Mevlüde und Durmuş Genç verloren bei dem Brandanschlag in Solingen zwei Töchter, zwei Enkelinnen und eine Nichte. Mevlüde Genç ist am 30. Oktober 2022 verstorben. Sie setzte sich bis zu ihrem Tod für Versöhnung, Liebe und Respekt ein. Dafür gebührt ihr unser Dank und unsere Anerkennung. Ihr Tod ist ein Verlust für unsere Gesellschaft. Der Familie Genç, die weiterhin die Erinnerung an den Brandanschlag von 1993 wach hält und sich gegen Ras­sismus einsetzt, gilt unser tiefes Mitgefühl und unser Dank. Wir unterstützen die wichtige Arbeit des Zentrums für verfolgte Künste in Solingen, in dem das persönliche Archiv von Mevlüde Genç aufbewahrt wird.

Seit 2018 verleiht das Land Nordrhein-Westfalen die Mevlüde-Genç-Medaille an Personen und Initiativen, die sich gegen Rassismus und Diskriminierung sowie für den gesellschaftlichen Zusammenhalt engagieren.

Die Namen und die Geschichte der Opfer von Solingen sind Teil des kollektiven Gedächtnis­ses unserer Gesellschaft. Die Erinnerung an Solingen ist eine wichtige Mahnung, Rechtsext­remismus und Rassismus einzudämmen und demokratische Haltungen in unserer Gesell­schaft fortwährend zu stärken. Das ist eine wesentliche Aufgabe von Staat und Zivilgesell­schaft. Hierzu gehört ein respektvolles gesellschaftliches Miteinander und die klare Solidarisierung mit den Opfern. Für diese Ziele setzen sich viele zivilgesellschaftliche Initiati­ven, Bündnisse und Organisationen tagtäglich ein.

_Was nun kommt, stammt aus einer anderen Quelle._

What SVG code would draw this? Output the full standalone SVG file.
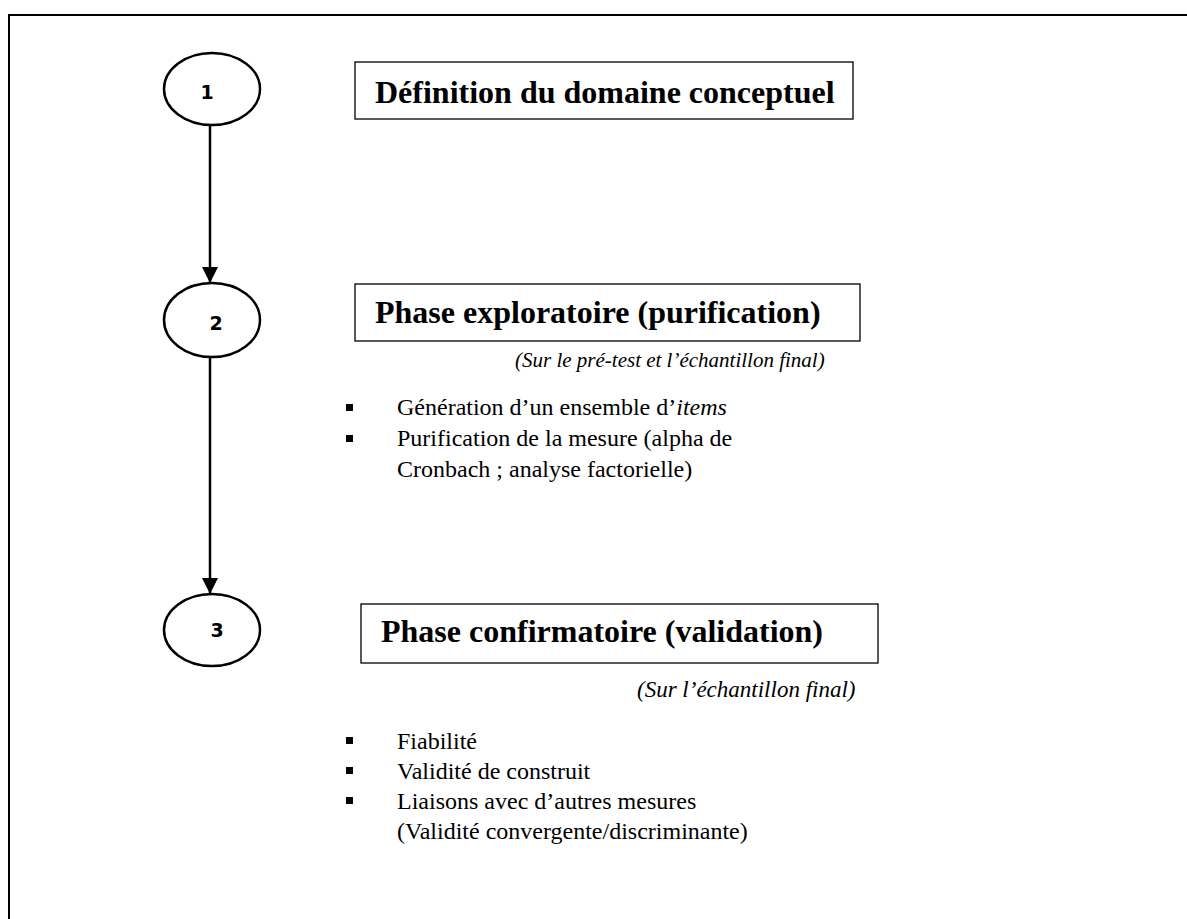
<svg xmlns="http://www.w3.org/2000/svg" width="1187" height="919" viewBox="0 0 1187 919">
<style>
.frame{fill:none;stroke:#000;stroke-width:2}
.ell{fill:#fff;stroke:#000;stroke-width:2.5}
.box{fill:#fff;stroke:#000;stroke-width:1.3}
.num{font-family:"DejaVu Sans",sans-serif;font-weight:bold;font-size:19px;text-anchor:middle}
.title{font-family:"Liberation Serif",serif;font-weight:bold;font-size:32px}
.sub{font-family:"Liberation Serif",serif;font-style:italic}
.li{font-family:"Liberation Serif",serif;font-size:24px}
.conn{stroke:#000;stroke-width:2.5;fill:none}
</style>
<defs>
<marker id="arr" viewBox="0 0 16 16" markerWidth="16" markerHeight="16" refX="16" refY="8" orient="auto" markerUnits="userSpaceOnUse">
<path d="M0,0 L16,8 L0,16 Z" fill="#000"/>
</marker>
</defs>
<rect x="0" y="0" width="1187" height="919" fill="#fff"/>
<rect class="frame" x="9" y="15" width="1200" height="930"/>
<g id="connectors">
<line class="conn" x1="210" y1="125" x2="210" y2="283" marker-end="url(#arr)"/>
<line class="conn" x1="210" y1="357" x2="210" y2="594" marker-end="url(#arr)"/>
</g>
<g id="n1">
<ellipse class="ell" cx="212" cy="89" rx="48" ry="36"/>
<text class="num" x="207" y="99">1</text>
</g>
<g id="n2">
<ellipse class="ell" cx="212" cy="320" rx="48" ry="37"/>
<text class="num" x="216" y="330">2</text>
</g>
<g id="n3">
<ellipse class="ell" cx="212" cy="630" rx="48" ry="36"/>
<text class="num" x="217" y="637">3</text>
</g>
<g id="b1">
<rect class="box" x="355" y="62" width="498" height="57"/>
<text class="title" x="375" y="103">Définition du domaine conceptuel</text>
</g>
<g id="b2">
<rect class="box" x="355" y="284" width="505" height="57"/>
<text class="title" x="375" y="323">Phase exploratoire (purification)</text>
<text class="sub" x="515" y="367" font-size="21">(Sur le pré-test et l’échantillon final)</text>
<rect x="346" y="404" width="7" height="7"/>
<text class="li" x="397" y="415">Génération d’un ensemble d’<tspan font-style="italic">items</tspan></text>
<rect x="346" y="435" width="7" height="7"/>
<text class="li" x="397" y="446">Purification de la mesure (alpha de</text>
<text class="li" x="397" y="477">Cronbach ; analyse factorielle)</text>
</g>
<g id="b3">
<rect class="box" x="361" y="604" width="517" height="59"/>
<text class="title" x="381" y="642">Phase confirmatoire (validation)</text>
<text class="sub" x="637" y="697" font-size="23">(Sur l’échantillon final)</text>
<rect x="346" y="737" width="7" height="7"/>
<text class="li" x="397" y="749">Fiabilité</text>
<rect x="346" y="767" width="7" height="7"/>
<text class="li" x="397" y="779">Validité de construit</text>
<rect x="346" y="797" width="7" height="7"/>
<text class="li" x="397" y="809">Liaisons avec d’autres mesures</text>
<text class="li" x="397" y="839">(Validité convergente/discriminante)</text>
</g>
</svg>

Menschen, die von Rassismus betroffen sind, erleben Diskriminierung alltäglich. Diskriminie­rung kann sich in vielen verschiedenen Formen ausdrücken – von subtilen Benachteiligungen bis hin zu offenen Beleidigungen. Es ist wichtig, dass sich Betroffene sowohl gegen tätliche Angriffe als auch gegen erfahrene Diskriminierung wehren können. Zur Unterstützung von Be­troffenen braucht es verbesserte Antidiskriminierungsinstrumente.

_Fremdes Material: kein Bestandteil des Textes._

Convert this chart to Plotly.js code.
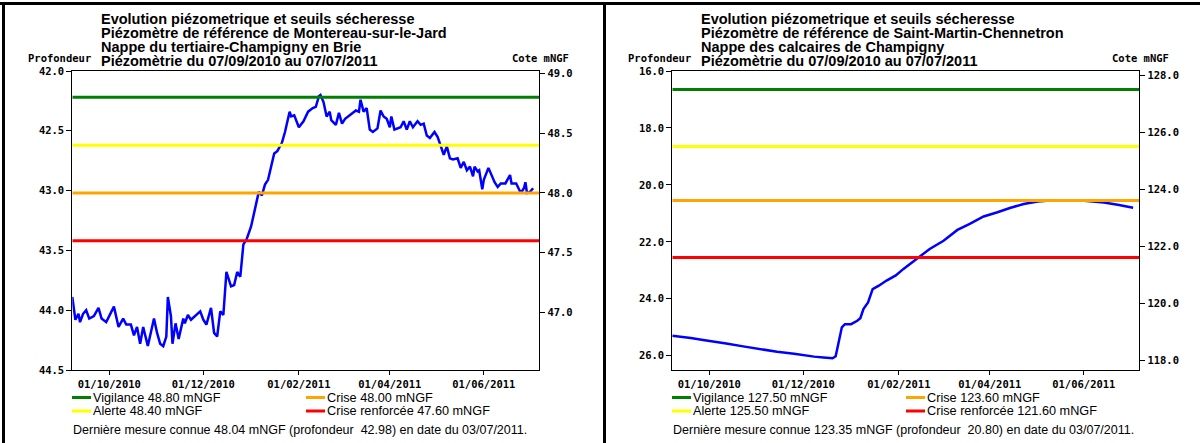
<!DOCTYPE html>
<html><head><meta charset="utf-8">
<script src="https://cdn.plot.ly/plotly-3.0.1.min.js"></script>
<style>html,body{margin:0;padding:0;background:#fff}</style>
</head><body><div id="chart" style="width:1200px;height:443px"></div>
<script>
// ---------- DATA ----------
const leftDates = ['2010-09-07','2010-09-09','2010-09-11','2010-09-12','2010-09-14','2010-09-16','2010-09-18','2010-09-21','2010-09-24','2010-09-26','2010-09-29','2010-10-04','2010-10-07','2010-10-10','2010-10-12','2010-10-15','2010-10-17','2010-10-19','2010-10-21','2010-10-23','2010-10-26','2010-10-30','2010-11-01','2010-11-03','2010-11-05','2010-11-07','2010-11-08','2010-11-10','2010-11-11','2010-11-13','2010-11-15','2010-11-18','2010-11-19','2010-11-21','2010-11-23','2010-11-29','2010-12-01','2010-12-03','2010-12-06','2010-12-08','2010-12-10','2010-12-12','2010-12-14','2010-12-16','2010-12-19','2010-12-21','2010-12-23','2010-12-25','2010-12-27','2010-12-29','2011-01-01','2011-01-04','2011-01-06','2011-01-08','2011-01-10','2011-01-12','2011-01-14','2011-01-16','2011-01-18','2011-01-21','2011-01-23','2011-01-26','2011-01-27','2011-01-29','2011-02-01','2011-02-04','2011-02-07','2011-02-10','2011-02-12','2011-02-14','2011-02-15','2011-02-17','2011-02-19','2011-02-21','2011-02-22','2011-02-25','2011-02-27','2011-03-01','2011-03-03','2011-03-06','2011-03-10','2011-03-12','2011-03-13','2011-03-15','2011-03-17','2011-03-19','2011-03-21','2011-03-24','2011-03-26','2011-03-28','2011-03-30','2011-04-01','2011-04-02','2011-04-04','2011-04-08','2011-04-10','2011-04-12','2011-04-14','2011-04-16','2011-04-19','2011-04-21','2011-04-23','2011-04-25','2011-04-27','2011-04-30','2011-05-02','2011-05-04','2011-05-06','2011-05-08','2011-05-10','2011-05-12','2011-05-15','2011-05-17','2011-05-19','2011-05-21','2011-05-23','2011-05-25','2011-05-26','2011-05-28','2011-05-29','2011-05-31','2011-06-01','2011-06-04','2011-06-06','2011-06-08','2011-06-10','2011-06-12','2011-06-15','2011-06-18','2011-06-19','2011-06-22','2011-06-25','2011-06-27','2011-06-28','2011-06-29','2011-07-01','2011-07-03'];
const leftDepth = [43.89,44.08,44.03,44.10,44.03,44.00,44.07,44.05,43.98,44.07,44.10,43.97,44.14,44.07,44.12,44.12,44.21,44.14,44.28,44.14,44.30,44.07,44.19,44.28,44.30,44.22,43.89,44.05,44.28,44.11,44.24,44.07,44.11,44.04,44.08,44.01,44.08,44.12,43.98,44.19,44.22,44.01,44.04,43.68,43.80,43.79,43.68,43.72,43.45,43.41,43.30,43.13,43.01,43.04,42.95,42.91,42.80,42.69,42.67,42.60,42.51,42.34,42.38,42.37,42.47,42.42,42.34,42.31,42.30,42.21,42.20,42.26,42.38,42.34,42.41,42.45,42.35,42.44,42.40,42.37,42.33,42.34,42.24,42.34,42.31,42.49,42.51,42.48,42.33,42.38,42.40,42.47,42.38,42.49,42.47,42.42,42.49,42.42,42.47,42.42,42.45,42.44,42.54,42.56,42.51,42.55,42.63,42.70,42.63,42.73,42.74,42.73,42.81,42.76,42.83,42.80,42.88,42.80,42.84,42.83,42.99,42.91,42.81,42.87,42.93,42.97,42.94,42.94,42.87,42.94,42.94,43.02,42.98,42.93,43.02,43.01,42.98];

const rightDates = ['2010-09-07','2010-09-12','2010-09-19','2010-09-27','2010-10-04','2010-10-12','2010-10-23','2010-11-03','2010-11-14','2010-11-25','2010-12-01','2010-12-08','2010-12-14','2010-12-20','2010-12-22','2010-12-23','2010-12-24','2010-12-25','2010-12-26','2010-12-28','2011-01-01','2011-01-05','2011-01-07','2011-01-09','2011-01-12','2011-01-15','2011-01-19','2011-01-24','2011-01-30','2011-02-04','2011-02-08','2011-02-14','2011-02-21','2011-03-02','2011-03-11','2011-03-19','2011-03-28','2011-04-06','2011-04-14','2011-04-23','2011-05-02','2011-05-10','2011-05-19','2011-05-28','2011-06-05','2011-06-14','2011-06-23','2011-06-29','2011-07-03'];
const rightDepth = [25.30,25.33,25.38,25.45,25.50,25.57,25.67,25.77,25.86,25.93,25.98,26.03,26.06,26.09,26.02,25.77,25.40,25.15,25.00,24.89,24.89,24.77,24.68,24.36,24.13,23.66,23.54,23.36,23.18,22.95,22.78,22.55,22.25,21.96,21.58,21.37,21.11,20.96,20.81,20.67,20.58,20.55,20.55,20.54,20.57,20.62,20.70,20.76,20.80];

const thresholdNames  = ['Vigilance','Alerte','Crise','Crise renforcée'];
const thresholdColors = ['#008000','#ffff00','#ffa500','#ff0000'];
const leftThresholds  = [48.80, 48.40, 48.00, 47.60];
const rightThresholds = [127.50, 125.50, 123.60, 121.60];

const leftTitles  = ['Evolution piézometrique et seuils sécheresse','Piézomètre de référence de Montereau-sur-le-Jard','Nappe du tertiaire-Champigny en Brie','Piézomètrie du 07/09/2010 au 07/07/2011'];
const rightTitles = ['Evolution piézometrique et seuils sécheresse','Piézomètre de référence de Saint-Martin-Chennetron','Nappe des calcaires de Champigny','Piézomètrie du 07/09/2010 au 07/07/2011'];

const leftLast  = {cote: 48.04,  depth: 42.98, date: '03/07/2011'};
const rightLast = {cote: 123.35, depth: 20.80, date: '03/07/2011'};

const periodStart = '2010-09-07', periodEnd = '2011-07-07';
const xTickVals = ['2010-10-01','2010-12-01','2011-02-01','2011-04-01','2011-06-01'];
const xTickText = ['01/10/2010','01/12/2010','01/02/2011','01/04/2011','01/06/2011'];
const leftDepthRange  = [44.5, 42.0];
const rightDepthRange = [26.5, 16.0];
const leftDepthTicks  = [42.0, 42.5, 43.0, 43.5, 44.0, 44.5];
const leftCoteTicks   = [47.0, 47.5, 48.0, 48.5, 49.0];
const rightDepthTicks = [16, 18, 20, 22, 24, 26];
const rightCoteTicks  = [118, 120, 122, 124, 126, 128];

// ---------- LAYOUT HELPERS ----------
const W = 1200, H = 443;
const px = x => x / W, py = y => 1 - y / H;
const tickFont = {family: 'DejaVu Sans Mono', size: 10.5, color: '#000', weight: 'bold'};
const titleFont = {family: 'Liberation Sans, Arial', size: 14.5, color: '#000', weight: 'bold'};
const textFont = {family: 'Liberation Sans, Arial', size: 12.7, color: '#000'};
const lastFont = {family: 'Liberation Sans, Arial', size: 12.5, color: '#000'};

const leftGround = leftLast.cote + leftLast.depth;
const rightGround = rightLast.cote + rightLast.depth;

const traces = [];
function addPanel(xa, yaDepth, yaCote, dates, depth, thresholds) {
  thresholds.forEach((v, i) => {
    traces.push({type: 'scatter', mode: 'lines', x: [periodStart, periodEnd], y: [v, v],
      xaxis: xa, yaxis: yaCote, line: {color: thresholdColors[i], width: 3}, hoverinfo: 'skip', showlegend: false});
  });
  traces.push({type: 'scatter', mode: 'lines', x: dates, y: depth, xaxis: xa, yaxis: yaDepth,
    line: {color: '#0000ff', width: 2.5}, showlegend: false});
}
addPanel('x', 'y', 'y2', leftDates, leftDepth, leftThresholds);
addPanel('x2', 'y3', 'y4', rightDates, rightDepth, rightThresholds);

const yDom = [py(370), py(71)];
const baseX = {type: 'date', range: [periodStart, periodEnd], tickvals: xTickVals, ticktext: xTickText,
  ticks: 'outside', ticklen: 4, tickcolor: '#000', tickfont: tickFont, showgrid: false, zeroline: false,
  showline: true, linecolor: '#000', linewidth: 1, mirror: true, fixedrange: true};
const baseY = {ticks: 'outside', ticklen: 5, tickcolor: '#000', tickfont: tickFont, tickformat: '.1f',
  showgrid: false, zeroline: false, showline: true, linecolor: '#000', linewidth: 1, fixedrange: true};

const annotations = [], shapes = [];
function panelText(ox, titles, thresholds, last) {
  titles.forEach((t, i) => annotations.push({xref: 'paper', yref: 'paper', x: px(ox + 99), y: py(19 + i * 14),
    xanchor: 'left', yanchor: 'middle', text: t, showarrow: false, font: titleFont}));
  annotations.push({xref: 'paper', yref: 'paper', x: px(ox + 26), y: py(58), xanchor: 'left', yanchor: 'middle',
    text: 'Profondeur', showarrow: false, font: tickFont});
  annotations.push({xref: 'paper', yref: 'paper', x: px(ox + 571), y: py(58), xanchor: 'right', yanchor: 'middle',
    text: 'Cote mNGF', showarrow: false, font: tickFont});
  thresholds.forEach((v, i) => {
    const col = Math.floor(i / 2), row = i % 2;
    const x0 = ox + (col ? 306 : 72), yy = 397.5 + row * 13.5;
    shapes.push({type: 'line', xref: 'paper', yref: 'paper', x0: px(x0), x1: px(x0 + 19), y0: py(yy), y1: py(yy),
      line: {color: thresholdColors[i], width: 3}});
    annotations.push({xref: 'paper', yref: 'paper', x: px(x0 + 19), y: py(yy), xanchor: 'left', yanchor: 'middle',
      text: thresholdNames[i] + ' ' + v.toFixed(2) + ' mNGF', showarrow: false, font: textFont});
  });
  annotations.push({xref: 'paper', yref: 'paper', x: px(ox + 71), y: py(430), xanchor: 'left', yanchor: 'middle',
    text: 'Dernière mesure connue ' + last.cote.toFixed(2) + ' mNGF (profondeur \u00a0' + last.depth.toFixed(2) +
      ') en date du ' + last.date + '.', showarrow: false, font: lastFont});
}
panelText(0, leftTitles, leftThresholds, leftLast);
panelText(600, rightTitles, rightThresholds, rightLast);

// frame
shapes.push({type: 'line', xref: 'paper', yref: 'paper', x0: 0, x1: 1, y0: py(3.5), y1: py(3.5), line: {color: '#000', width: 3}});
shapes.push({type: 'line', xref: 'paper', yref: 'paper', x0: px(3.5), x1: px(3.5), y0: 0, y1: py(2), line: {color: '#000', width: 3}});
shapes.push({type: 'line', xref: 'paper', yref: 'paper', x0: px(604.5), x1: px(604.5), y0: 0, y1: py(2), line: {color: '#000', width: 3}});

const layout = {
  width: W, height: H, margin: {l: 0, r: 0, t: 0, b: 0}, paper_bgcolor: '#fff', plot_bgcolor: '#fff',
  showlegend: false,
  xaxis: Object.assign({}, baseX, {domain: [px(72.3), px(539.3)], anchor: 'y'}),
  xaxis2: Object.assign({}, baseX, {domain: [px(672.3), px(1139.3)], anchor: 'y3'}),
  yaxis: Object.assign({}, baseY, {domain: yDom, anchor: 'x', range: leftDepthRange, tickvals: leftDepthTicks, side: 'left', mirror: true}),
  yaxis2: Object.assign({}, baseY, {overlaying: 'y', anchor: 'x', side: 'right',
    range: [leftGround - leftDepthRange[0], leftGround - leftDepthRange[1]], tickvals: leftCoteTicks}),
  yaxis3: Object.assign({}, baseY, {domain: yDom, anchor: 'x2', range: rightDepthRange, tickvals: rightDepthTicks, side: 'left', mirror: true}),
  yaxis4: Object.assign({}, baseY, {overlaying: 'y3', anchor: 'x2', side: 'right',
    range: [rightGround - rightDepthRange[0], rightGround - rightDepthRange[1]], tickvals: rightCoteTicks}),
  annotations: annotations, shapes: shapes
};
Plotly.newPlot('chart', traces, layout, {displayModeBar: false, staticPlot: true});
</script></body></html>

Die Einrichtungen und Projekte der politischen Bildung, die sich mit Rechtsextremismus und Rassismus auseinandersetzen, die Servicestellen gegen Diskriminierung und die Beratungs­stellen aus der Arbeit gegen Rechtsextremismus leisten einen wichtigen Beitrag für die Unter­stützung von Betroffenen und die gesellschaftliche Auseinandersetzung mit Rechtsextremis­mus und Rassismus. Migrantenorganisationen übernehmen ebenfalls eine wichtige gesell­schaftliche Aufgabe, insbesondere mit Blick auf Selbstbestimmung und Selbstvertretung. Auch staatliche Stellen leisten wichtige Beiträge zur Prävention. Die Arbeit gegen Rechtsextremis­mus und Rassismus gilt es auch in Zukunft zu unterstützen und die Themen im gesellschaftli­chen Diskurs klar zu benennen.

II. Beschlussfassung
Der Landtag stellt fest:

  • Der Landtag hält die Erinnerung an die Opfer des rechtsextremistischen Brandanschlags von Solingen wach.
  • Der Landtag steht für eine lebendige demokratische Debattenkultur ohne Ausgrenzung und Diskriminierung ein.
  • Der Landtag tritt allen menschenverachtenden Einstellungen, jeder Form von Rassis­mus, Antisemitismus, Antiziganismus und antimuslimischem Rassismus entgegen.

Der Landtag beauftragt die Landesregierung:

  • Maßnahmen und Projekte zum Gedenken an den rechtsextremistischen Brandanschlag zu fördern,
  • das integrierte Handlungskonzept gegen Rechtsextremismus und Rassismus unter Ein­bindung der von Rassismus Betroffenen weiterzuentwickeln,
  • die Arbeit der Beratungsstruktur gegen Rechtsextremismus von Mobiler Beratung, Op­ferberatung und Aussteigerberatung weiter zu unterstützen,
  • die Arbeit der Servicestellen gegen Diskriminierung weiter zu unterstützen,
  • die Erkenntnislage zu menschenverachtenden Einstellungen mit der Stärkung der For­schung zu Rechtsextremismus und Dunkelfeldstudien zu verbessern,
  • den Ermittlungsdruck gegen rechtsextremistische Straftaten weiterhin hoch zu halten.